START

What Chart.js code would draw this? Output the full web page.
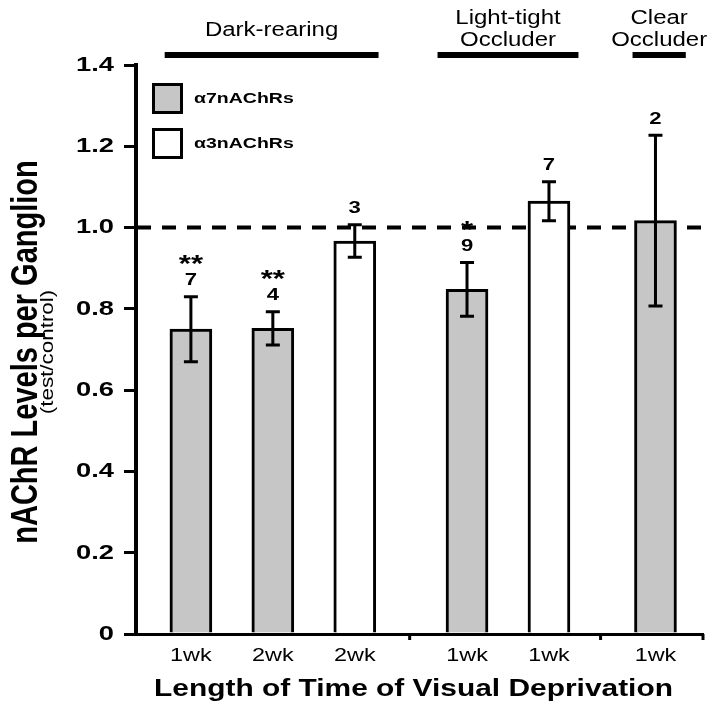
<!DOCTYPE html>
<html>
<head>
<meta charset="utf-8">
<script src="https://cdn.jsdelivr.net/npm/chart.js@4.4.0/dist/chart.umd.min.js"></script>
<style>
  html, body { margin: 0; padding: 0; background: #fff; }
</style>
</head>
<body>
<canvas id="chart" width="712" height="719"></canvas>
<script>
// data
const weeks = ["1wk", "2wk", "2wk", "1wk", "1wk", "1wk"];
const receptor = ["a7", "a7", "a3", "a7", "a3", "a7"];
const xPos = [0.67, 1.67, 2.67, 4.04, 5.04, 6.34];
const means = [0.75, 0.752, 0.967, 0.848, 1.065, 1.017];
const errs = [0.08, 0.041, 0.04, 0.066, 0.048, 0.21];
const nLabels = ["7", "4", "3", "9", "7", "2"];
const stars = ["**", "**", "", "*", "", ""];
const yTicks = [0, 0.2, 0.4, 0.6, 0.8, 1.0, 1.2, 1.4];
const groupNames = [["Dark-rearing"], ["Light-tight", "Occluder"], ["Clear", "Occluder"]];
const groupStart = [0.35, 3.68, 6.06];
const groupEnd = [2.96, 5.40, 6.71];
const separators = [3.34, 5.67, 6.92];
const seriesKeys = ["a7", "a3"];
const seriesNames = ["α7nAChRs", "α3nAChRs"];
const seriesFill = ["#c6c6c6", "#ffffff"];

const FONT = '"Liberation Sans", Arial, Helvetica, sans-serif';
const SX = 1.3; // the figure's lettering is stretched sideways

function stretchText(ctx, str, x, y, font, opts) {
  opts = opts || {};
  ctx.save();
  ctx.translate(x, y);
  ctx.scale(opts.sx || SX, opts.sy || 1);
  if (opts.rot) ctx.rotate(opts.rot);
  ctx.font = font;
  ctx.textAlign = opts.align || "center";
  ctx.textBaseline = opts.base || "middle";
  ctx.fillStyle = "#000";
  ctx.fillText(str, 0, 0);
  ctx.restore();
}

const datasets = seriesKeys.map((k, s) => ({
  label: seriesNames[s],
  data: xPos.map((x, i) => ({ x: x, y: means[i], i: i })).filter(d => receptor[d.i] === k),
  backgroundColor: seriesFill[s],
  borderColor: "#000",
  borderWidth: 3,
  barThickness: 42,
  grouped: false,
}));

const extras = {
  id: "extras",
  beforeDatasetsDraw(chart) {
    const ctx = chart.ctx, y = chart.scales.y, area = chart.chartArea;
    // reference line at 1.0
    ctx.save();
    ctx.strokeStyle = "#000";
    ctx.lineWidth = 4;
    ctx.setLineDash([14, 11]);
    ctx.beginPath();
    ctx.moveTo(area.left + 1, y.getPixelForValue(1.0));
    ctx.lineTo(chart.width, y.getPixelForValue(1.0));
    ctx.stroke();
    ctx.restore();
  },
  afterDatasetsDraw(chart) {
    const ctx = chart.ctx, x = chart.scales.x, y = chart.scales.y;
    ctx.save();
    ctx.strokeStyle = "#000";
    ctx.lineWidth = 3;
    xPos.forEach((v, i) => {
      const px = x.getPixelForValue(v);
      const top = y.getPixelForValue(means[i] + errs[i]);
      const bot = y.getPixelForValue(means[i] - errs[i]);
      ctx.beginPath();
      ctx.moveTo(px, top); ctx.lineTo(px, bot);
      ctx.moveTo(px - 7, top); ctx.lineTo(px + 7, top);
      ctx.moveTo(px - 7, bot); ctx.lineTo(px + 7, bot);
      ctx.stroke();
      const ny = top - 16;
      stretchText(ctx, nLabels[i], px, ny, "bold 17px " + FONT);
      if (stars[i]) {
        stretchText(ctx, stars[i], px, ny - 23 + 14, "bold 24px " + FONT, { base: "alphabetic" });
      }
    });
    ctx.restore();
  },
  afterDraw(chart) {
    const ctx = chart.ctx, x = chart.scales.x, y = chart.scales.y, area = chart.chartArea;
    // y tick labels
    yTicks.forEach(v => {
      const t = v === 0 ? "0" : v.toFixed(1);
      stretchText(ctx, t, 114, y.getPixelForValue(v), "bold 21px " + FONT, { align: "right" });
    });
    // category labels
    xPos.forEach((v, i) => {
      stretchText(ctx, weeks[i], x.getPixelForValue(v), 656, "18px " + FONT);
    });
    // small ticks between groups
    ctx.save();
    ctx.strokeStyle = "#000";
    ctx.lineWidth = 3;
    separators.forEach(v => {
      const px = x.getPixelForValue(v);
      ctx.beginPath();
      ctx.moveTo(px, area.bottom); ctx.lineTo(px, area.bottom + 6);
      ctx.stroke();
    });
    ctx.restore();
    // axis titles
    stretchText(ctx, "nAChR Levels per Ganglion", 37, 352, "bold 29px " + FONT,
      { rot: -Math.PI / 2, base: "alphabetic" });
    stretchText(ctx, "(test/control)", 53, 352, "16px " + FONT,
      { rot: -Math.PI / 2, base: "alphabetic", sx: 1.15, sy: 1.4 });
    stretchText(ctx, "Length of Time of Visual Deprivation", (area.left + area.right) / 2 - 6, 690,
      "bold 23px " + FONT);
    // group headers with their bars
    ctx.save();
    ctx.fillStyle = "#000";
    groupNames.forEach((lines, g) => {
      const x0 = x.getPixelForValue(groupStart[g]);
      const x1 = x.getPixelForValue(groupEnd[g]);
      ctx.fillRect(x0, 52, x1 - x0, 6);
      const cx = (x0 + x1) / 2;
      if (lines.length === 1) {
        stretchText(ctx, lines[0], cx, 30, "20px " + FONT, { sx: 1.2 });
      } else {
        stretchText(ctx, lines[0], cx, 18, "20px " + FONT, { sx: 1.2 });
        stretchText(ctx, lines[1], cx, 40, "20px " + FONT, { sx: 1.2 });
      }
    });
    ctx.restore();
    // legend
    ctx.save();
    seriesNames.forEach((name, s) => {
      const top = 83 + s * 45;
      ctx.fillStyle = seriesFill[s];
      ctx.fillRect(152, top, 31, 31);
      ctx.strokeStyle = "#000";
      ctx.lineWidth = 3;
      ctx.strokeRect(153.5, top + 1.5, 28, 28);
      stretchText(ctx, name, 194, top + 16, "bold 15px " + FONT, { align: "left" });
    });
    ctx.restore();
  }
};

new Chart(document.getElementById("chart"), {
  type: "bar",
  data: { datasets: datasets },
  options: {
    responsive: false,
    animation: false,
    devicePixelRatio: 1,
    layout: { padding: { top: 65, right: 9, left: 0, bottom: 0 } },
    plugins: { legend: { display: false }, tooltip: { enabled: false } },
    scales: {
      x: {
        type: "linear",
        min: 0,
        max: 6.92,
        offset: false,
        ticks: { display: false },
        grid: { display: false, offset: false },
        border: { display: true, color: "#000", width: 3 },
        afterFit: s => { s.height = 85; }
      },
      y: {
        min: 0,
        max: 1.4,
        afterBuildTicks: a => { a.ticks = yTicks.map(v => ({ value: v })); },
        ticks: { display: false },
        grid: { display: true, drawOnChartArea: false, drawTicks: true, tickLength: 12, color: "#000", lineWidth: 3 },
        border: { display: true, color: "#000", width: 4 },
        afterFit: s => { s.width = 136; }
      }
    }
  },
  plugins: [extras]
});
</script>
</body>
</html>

END

EXERCISE PROMPT
Please write out all the data again word for word, but not the pictures.

COMPLETE OUTPUT
What Chart.js code would draw this? Output the full web page.
<!DOCTYPE html>
<html>
<head>
<meta charset="utf-8">
<script src="https://cdn.jsdelivr.net/npm/chart.js@4.4.0/dist/chart.umd.min.js"></script>
<style>
  html, body { margin: 0; padding: 0; background: #fff; }
</style>
</head>
<body>
<canvas id="chart" width="712" height="719"></canvas>
<script>
// data
const weeks = ["1wk", "2wk", "2wk", "1wk", "1wk", "1wk"];
const receptor = ["a7", "a7", "a3", "a7", "a3", "a7"];
const xPos = [0.67, 1.67, 2.67, 4.04, 5.04, 6.34];
const means = [0.75, 0.752, 0.967, 0.848, 1.065, 1.017];
const errs = [0.08, 0.041, 0.04, 0.066, 0.048, 0.21];
const nLabels = ["7", "4", "3", "9", "7", "2"];
const stars = ["**", "**", "", "*", "", ""];
const yTicks = [0, 0.2, 0.4, 0.6, 0.8, 1.0, 1.2, 1.4];
const groupNames = [["Dark-rearing"], ["Light-tight", "Occluder"], ["Clear", "Occluder"]];
const groupStart = [0.35, 3.68, 6.06];
const groupEnd = [2.96, 5.40, 6.71];
const separators = [3.34, 5.67, 6.92];
const seriesKeys = ["a7", "a3"];
const seriesNames = ["α7nAChRs", "α3nAChRs"];
const seriesFill = ["#c6c6c6", "#ffffff"];

const FONT = '"Liberation Sans", Arial, Helvetica, sans-serif';
const SX = 1.3; // the figure's lettering is stretched sideways

function stretchText(ctx, str, x, y, font, opts) {
  opts = opts || {};
  ctx.save();
  ctx.translate(x, y);
  ctx.scale(opts.sx || SX, opts.sy || 1);
  if (opts.rot) ctx.rotate(opts.rot);
  ctx.font = font;
  ctx.textAlign = opts.align || "center";
  ctx.textBaseline = opts.base || "middle";
  ctx.fillStyle = "#000";
  ctx.fillText(str, 0, 0);
  ctx.restore();
}

const datasets = seriesKeys.map((k, s) => ({
  label: seriesNames[s],
  data: xPos.map((x, i) => ({ x: x, y: means[i], i: i })).filter(d => receptor[d.i] === k),
  backgroundColor: seriesFill[s],
  borderColor: "#000",
  borderWidth: 3,
  barThickness: 42,
  grouped: false,
}));

const extras = {
  id: "extras",
  beforeDatasetsDraw(chart) {
    const ctx = chart.ctx, y = chart.scales.y, area = chart.chartArea;
    // reference line at 1.0
    ctx.save();
    ctx.strokeStyle = "#000";
    ctx.lineWidth = 4;
    ctx.setLineDash([14, 11]);
    ctx.beginPath();
    ctx.moveTo(area.left + 1, y.getPixelForValue(1.0));
    ctx.lineTo(chart.width, y.getPixelForValue(1.0));
    ctx.stroke();
    ctx.restore();
  },
  afterDatasetsDraw(chart) {
    const ctx = chart.ctx, x = chart.scales.x, y = chart.scales.y;
    ctx.save();
    ctx.strokeStyle = "#000";
    ctx.lineWidth = 3;
    xPos.forEach((v, i) => {
      const px = x.getPixelForValue(v);
      const top = y.getPixelForValue(means[i] + errs[i]);
      const bot = y.getPixelForValue(means[i] - errs[i]);
      ctx.beginPath();
      ctx.moveTo(px, top); ctx.lineTo(px, bot);
      ctx.moveTo(px - 7, top); ctx.lineTo(px + 7, top);
      ctx.moveTo(px - 7, bot); ctx.lineTo(px + 7, bot);
      ctx.stroke();
      const ny = top - 16;
      stretchText(ctx, nLabels[i], px, ny, "bold 17px " + FONT);
      if (stars[i]) {
        stretchText(ctx, stars[i], px, ny - 23 + 14, "bold 24px " + FONT, { base: "alphabetic" });
      }
    });
    ctx.restore();
  },
  afterDraw(chart) {
    const ctx = chart.ctx, x = chart.scales.x, y = chart.scales.y, area = chart.chartArea;
    // y tick labels
    yTicks.forEach(v => {
      const t = v === 0 ? "0" : v.toFixed(1);
      stretchText(ctx, t, 114, y.getPixelForValue(v), "bold 21px " + FONT, { align: "right" });
    });
    // category labels
    xPos.forEach((v, i) => {
      stretchText(ctx, weeks[i], x.getPixelForValue(v), 656, "18px " + FONT);
    });
    // small ticks between groups
    ctx.save();
    ctx.strokeStyle = "#000";
    ctx.lineWidth = 3;
    separators.forEach(v => {
      const px = x.getPixelForValue(v);
      ctx.beginPath();
      ctx.moveTo(px, area.bottom); ctx.lineTo(px, area.bottom + 6);
      ctx.stroke();
    });
    ctx.restore();
    // axis titles
    stretchText(ctx, "nAChR Levels per Ganglion", 37, 352, "bold 29px " + FONT,
      { rot: -Math.PI / 2, base: "alphabetic" });
    stretchText(ctx, "(test/control)", 53, 352, "16px " + FONT,
      { rot: -Math.PI / 2, base: "alphabetic", sx: 1.15, sy: 1.4 });
    stretchText(ctx, "Length of Time of Visual Deprivation", (area.left + area.right) / 2 - 6, 690,
      "bold 23px " + FONT);
    // group headers with their bars
    ctx.save();
    ctx.fillStyle = "#000";
    groupNames.forEach((lines, g) => {
      const x0 = x.getPixelForValue(groupStart[g]);
      const x1 = x.getPixelForValue(groupEnd[g]);
      ctx.fillRect(x0, 52, x1 - x0, 6);
      const cx = (x0 + x1) / 2;
      if (lines.length === 1) {
        stretchText(ctx, lines[0], cx, 30, "20px " + FONT, { sx: 1.2 });
      } else {
        stretchText(ctx, lines[0], cx, 18, "20px " + FONT, { sx: 1.2 });
        stretchText(ctx, lines[1], cx, 40, "20px " + FONT, { sx: 1.2 });
      }
    });
    ctx.restore();
    // legend
    ctx.save();
    seriesNames.forEach((name, s) => {
      const top = 83 + s * 45;
      ctx.fillStyle = seriesFill[s];
      ctx.fillRect(152, top, 31, 31);
      ctx.strokeStyle = "#000";
      ctx.lineWidth = 3;
      ctx.strokeRect(153.5, top + 1.5, 28, 28);
      stretchText(ctx, name, 194, top + 16, "bold 15px " + FONT, { align: "left" });
    });
    ctx.restore();
  }
};

new Chart(document.getElementById("chart"), {
  type: "bar",
  data: { datasets: datasets },
  options: {
    responsive: false,
    animation: false,
    devicePixelRatio: 1,
    layout: { padding: { top: 65, right: 9, left: 0, bottom: 0 } },
    plugins: { legend: { display: false }, tooltip: { enabled: false } },
    scales: {
      x: {
        type: "linear",
        min: 0,
        max: 6.92,
        offset: false,
        ticks: { display: false },
        grid: { display: false, offset: false },
        border: { display: true, color: "#000", width: 3 },
        afterFit: s => { s.height = 85; }
      },
      y: {
        min: 0,
        max: 1.4,
        afterBuildTicks: a => { a.ticks = yTicks.map(v => ({ value: v })); },
        ticks: { display: false },
        grid: { display: true, drawOnChartArea: false, drawTicks: true, tickLength: 12, color: "#000", lineWidth: 3 },
        border: { display: true, color: "#000", width: 4 },
        afterFit: s => { s.width = 136; }
      }
    }
  },
  plugins: [extras]
});
</script>
</body>
</html>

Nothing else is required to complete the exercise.